In the listing below, pick out lines with "this".

━━━━━ DATA FOR THE TASK

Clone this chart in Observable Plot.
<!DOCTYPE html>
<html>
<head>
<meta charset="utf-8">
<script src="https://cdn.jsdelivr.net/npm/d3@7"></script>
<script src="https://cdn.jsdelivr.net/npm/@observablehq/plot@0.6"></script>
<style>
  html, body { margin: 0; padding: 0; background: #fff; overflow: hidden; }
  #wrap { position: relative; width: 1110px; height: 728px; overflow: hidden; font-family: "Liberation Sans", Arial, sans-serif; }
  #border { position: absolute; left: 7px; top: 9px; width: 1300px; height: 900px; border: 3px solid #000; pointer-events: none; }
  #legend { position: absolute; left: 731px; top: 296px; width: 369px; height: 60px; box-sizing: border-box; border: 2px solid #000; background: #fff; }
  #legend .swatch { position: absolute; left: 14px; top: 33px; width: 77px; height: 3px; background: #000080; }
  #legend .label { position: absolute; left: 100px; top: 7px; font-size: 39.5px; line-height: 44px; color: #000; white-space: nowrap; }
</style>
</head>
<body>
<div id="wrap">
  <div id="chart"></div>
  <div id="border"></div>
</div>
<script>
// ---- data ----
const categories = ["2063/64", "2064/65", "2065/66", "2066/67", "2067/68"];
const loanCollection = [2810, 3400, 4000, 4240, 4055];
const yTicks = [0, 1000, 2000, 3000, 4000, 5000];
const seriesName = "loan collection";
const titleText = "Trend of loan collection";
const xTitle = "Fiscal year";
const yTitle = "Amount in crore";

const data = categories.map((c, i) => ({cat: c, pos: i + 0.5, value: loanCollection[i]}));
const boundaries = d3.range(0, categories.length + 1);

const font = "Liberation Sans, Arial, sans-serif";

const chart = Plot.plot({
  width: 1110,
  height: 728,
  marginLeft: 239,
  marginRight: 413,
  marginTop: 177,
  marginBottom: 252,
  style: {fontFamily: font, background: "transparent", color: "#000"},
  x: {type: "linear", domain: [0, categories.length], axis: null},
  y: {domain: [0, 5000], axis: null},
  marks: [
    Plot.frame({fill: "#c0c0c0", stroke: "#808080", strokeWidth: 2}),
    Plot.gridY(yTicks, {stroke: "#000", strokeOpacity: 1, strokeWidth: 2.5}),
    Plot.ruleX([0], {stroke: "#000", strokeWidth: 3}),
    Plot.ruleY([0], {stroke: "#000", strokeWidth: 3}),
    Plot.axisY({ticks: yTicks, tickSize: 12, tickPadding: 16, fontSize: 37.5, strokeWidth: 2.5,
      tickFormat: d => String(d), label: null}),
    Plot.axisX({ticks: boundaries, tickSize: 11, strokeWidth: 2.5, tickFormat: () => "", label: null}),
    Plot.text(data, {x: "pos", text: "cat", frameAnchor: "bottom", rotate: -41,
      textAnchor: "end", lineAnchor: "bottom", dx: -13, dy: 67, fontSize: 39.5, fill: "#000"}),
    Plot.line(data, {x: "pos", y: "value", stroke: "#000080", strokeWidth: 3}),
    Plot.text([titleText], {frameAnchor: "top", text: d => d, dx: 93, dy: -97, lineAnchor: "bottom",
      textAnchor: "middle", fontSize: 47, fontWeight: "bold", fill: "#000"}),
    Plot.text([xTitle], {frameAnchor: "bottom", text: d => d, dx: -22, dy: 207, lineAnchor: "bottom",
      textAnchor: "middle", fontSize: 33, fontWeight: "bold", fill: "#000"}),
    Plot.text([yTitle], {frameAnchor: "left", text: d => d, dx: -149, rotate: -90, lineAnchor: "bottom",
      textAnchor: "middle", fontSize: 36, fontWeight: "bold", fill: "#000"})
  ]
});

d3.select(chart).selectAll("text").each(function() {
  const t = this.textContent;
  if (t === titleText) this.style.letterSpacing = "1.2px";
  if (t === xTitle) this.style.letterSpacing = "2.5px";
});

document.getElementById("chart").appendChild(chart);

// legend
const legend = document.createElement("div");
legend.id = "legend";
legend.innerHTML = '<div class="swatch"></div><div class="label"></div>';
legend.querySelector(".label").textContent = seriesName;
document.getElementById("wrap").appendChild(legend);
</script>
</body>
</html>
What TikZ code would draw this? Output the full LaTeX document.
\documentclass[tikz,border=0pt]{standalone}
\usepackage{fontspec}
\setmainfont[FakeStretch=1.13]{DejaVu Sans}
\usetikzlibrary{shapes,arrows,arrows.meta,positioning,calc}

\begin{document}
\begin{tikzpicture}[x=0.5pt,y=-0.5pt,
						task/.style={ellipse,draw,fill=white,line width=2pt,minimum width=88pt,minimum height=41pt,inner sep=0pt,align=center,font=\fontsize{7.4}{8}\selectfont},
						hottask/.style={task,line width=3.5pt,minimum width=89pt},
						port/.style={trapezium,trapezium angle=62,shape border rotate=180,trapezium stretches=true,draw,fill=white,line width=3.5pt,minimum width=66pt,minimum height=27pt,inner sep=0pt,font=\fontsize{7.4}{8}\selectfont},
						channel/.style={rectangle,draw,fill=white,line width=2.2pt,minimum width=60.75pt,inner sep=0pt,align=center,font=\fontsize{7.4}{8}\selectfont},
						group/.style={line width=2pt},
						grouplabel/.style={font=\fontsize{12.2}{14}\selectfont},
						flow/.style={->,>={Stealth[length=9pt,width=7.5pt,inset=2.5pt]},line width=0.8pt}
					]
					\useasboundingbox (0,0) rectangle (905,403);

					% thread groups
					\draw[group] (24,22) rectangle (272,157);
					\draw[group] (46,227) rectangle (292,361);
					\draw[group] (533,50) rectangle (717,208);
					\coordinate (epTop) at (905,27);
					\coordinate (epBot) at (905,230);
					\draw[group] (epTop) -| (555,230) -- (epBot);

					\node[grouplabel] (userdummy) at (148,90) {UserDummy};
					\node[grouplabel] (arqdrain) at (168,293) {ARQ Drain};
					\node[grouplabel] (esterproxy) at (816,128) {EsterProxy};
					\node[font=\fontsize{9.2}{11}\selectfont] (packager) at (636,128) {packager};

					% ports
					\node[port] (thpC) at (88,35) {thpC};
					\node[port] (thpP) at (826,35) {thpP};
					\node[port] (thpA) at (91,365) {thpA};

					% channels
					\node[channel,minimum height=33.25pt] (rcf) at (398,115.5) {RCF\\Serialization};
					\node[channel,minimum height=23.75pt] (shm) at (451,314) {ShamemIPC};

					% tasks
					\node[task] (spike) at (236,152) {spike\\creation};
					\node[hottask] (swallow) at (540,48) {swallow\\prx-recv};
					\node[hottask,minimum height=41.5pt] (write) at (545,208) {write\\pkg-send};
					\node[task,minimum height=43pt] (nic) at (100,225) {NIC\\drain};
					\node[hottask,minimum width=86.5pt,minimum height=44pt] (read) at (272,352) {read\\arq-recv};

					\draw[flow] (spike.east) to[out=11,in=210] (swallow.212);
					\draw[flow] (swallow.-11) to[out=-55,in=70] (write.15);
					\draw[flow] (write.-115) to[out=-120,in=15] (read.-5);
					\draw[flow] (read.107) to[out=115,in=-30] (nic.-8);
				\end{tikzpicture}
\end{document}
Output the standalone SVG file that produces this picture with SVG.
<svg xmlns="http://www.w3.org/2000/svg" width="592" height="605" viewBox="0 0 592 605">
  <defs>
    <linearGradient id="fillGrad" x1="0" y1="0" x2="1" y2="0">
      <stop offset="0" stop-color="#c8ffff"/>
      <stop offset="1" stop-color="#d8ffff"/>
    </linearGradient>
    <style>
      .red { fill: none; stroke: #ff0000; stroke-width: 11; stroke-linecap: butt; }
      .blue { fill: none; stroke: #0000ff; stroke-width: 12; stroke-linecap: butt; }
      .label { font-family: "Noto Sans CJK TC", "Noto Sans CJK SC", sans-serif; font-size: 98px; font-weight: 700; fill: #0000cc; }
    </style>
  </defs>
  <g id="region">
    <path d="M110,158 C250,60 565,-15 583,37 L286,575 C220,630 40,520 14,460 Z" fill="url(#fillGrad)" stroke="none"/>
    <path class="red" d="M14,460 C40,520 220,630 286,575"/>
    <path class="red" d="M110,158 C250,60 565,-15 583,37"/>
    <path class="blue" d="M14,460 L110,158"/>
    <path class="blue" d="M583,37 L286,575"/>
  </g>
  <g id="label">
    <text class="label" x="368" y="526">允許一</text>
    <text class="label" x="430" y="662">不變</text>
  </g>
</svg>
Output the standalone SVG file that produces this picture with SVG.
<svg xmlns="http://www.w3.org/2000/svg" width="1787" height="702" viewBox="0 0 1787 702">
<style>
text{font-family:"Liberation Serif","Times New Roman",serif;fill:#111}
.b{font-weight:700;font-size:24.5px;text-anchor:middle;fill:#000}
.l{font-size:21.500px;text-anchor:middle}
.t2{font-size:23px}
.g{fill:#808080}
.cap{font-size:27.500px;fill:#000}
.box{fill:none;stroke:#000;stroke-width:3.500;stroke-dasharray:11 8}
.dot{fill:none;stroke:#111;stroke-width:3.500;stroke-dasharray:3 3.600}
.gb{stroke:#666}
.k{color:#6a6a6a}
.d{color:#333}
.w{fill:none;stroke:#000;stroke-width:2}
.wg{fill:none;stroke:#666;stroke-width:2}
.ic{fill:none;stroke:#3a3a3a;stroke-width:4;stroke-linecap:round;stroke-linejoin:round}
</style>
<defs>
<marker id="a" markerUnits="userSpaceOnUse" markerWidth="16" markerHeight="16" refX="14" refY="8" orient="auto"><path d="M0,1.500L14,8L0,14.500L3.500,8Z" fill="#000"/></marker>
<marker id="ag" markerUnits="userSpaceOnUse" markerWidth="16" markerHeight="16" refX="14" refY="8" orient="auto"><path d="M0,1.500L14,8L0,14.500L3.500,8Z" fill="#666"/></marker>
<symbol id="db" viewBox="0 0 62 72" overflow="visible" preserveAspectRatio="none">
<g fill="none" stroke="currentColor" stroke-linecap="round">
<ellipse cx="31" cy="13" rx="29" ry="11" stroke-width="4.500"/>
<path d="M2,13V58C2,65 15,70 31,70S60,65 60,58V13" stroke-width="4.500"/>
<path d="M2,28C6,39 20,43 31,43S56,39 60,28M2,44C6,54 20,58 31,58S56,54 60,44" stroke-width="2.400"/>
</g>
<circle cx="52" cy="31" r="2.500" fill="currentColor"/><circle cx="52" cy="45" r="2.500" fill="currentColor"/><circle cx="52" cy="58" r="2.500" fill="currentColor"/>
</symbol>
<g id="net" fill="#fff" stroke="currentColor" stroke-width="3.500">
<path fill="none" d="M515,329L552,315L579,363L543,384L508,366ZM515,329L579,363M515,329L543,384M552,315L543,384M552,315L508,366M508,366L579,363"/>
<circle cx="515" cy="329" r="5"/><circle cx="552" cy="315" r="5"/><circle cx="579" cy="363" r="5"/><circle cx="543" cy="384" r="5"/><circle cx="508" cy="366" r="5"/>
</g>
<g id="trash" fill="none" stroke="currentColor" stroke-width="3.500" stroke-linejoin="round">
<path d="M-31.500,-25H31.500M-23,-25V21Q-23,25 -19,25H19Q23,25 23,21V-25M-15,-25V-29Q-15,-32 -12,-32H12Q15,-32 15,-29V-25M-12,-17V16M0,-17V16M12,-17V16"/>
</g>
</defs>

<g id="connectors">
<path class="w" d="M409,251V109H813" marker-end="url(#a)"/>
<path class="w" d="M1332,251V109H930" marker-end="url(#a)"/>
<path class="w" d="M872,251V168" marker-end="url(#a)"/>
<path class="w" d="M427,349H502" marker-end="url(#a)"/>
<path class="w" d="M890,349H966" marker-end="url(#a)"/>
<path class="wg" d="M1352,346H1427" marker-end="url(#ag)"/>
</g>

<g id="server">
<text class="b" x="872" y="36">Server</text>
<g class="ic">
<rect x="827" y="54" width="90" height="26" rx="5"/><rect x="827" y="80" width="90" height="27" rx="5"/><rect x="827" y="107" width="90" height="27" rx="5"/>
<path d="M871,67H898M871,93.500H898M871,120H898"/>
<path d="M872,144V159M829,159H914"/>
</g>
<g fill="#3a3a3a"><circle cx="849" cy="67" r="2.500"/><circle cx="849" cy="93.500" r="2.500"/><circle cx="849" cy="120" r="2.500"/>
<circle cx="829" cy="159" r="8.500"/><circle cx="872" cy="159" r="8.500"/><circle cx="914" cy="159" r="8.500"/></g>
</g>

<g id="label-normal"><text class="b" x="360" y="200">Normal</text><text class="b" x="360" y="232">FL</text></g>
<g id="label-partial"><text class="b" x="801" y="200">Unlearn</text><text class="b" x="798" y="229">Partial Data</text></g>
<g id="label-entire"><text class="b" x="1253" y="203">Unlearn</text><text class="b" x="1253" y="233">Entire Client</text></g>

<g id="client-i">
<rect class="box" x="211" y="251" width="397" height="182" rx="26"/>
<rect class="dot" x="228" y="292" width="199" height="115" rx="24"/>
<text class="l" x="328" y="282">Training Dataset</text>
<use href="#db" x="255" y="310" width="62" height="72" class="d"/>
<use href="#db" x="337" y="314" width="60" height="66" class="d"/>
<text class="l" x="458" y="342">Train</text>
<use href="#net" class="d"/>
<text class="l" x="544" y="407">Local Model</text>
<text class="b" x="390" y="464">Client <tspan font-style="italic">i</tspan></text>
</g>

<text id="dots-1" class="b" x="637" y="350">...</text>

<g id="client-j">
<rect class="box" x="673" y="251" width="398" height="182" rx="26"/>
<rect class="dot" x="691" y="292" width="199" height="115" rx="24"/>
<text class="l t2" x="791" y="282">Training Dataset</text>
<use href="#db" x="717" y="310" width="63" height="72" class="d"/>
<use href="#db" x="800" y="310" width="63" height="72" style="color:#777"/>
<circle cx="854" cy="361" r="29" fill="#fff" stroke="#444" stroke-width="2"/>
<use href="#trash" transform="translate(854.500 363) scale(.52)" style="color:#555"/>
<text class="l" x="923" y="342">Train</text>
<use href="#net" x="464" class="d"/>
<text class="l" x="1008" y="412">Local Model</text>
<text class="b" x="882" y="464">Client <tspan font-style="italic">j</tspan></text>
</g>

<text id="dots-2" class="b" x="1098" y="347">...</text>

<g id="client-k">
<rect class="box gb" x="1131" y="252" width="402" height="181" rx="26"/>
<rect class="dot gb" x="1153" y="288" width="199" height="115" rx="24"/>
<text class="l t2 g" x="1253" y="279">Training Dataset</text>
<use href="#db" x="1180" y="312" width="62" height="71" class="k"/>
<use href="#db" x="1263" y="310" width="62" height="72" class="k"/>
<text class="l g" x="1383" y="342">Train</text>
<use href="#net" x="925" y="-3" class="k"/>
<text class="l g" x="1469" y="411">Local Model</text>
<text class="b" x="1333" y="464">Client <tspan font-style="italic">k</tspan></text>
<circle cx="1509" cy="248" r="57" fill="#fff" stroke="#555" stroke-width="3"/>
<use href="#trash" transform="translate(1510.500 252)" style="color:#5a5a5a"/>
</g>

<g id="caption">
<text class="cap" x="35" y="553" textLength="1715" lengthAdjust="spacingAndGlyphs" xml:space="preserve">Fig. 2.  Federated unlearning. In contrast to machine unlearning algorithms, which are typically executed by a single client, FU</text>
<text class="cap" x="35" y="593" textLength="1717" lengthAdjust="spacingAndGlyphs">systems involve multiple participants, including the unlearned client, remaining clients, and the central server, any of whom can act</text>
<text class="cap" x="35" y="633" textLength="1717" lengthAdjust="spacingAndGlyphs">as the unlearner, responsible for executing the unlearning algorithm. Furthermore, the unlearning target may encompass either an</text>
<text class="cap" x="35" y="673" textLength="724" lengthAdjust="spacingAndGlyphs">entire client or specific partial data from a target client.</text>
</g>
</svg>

━━━━━━━━━━

## OUTPUT OF THE EXERCISE
Clone this chart in Observable Plot.
  const t = this.textContent;
  if (t === titleText) this.style.letterSpacing = "1.2px";
  if (t === xTitle) this.style.letterSpacing = "2.5px";
What TikZ code would draw this? Output the full LaTeX document.
Output the standalone SVG file that produces this picture with SVG.
Output the standalone SVG file that produces this picture with SVG.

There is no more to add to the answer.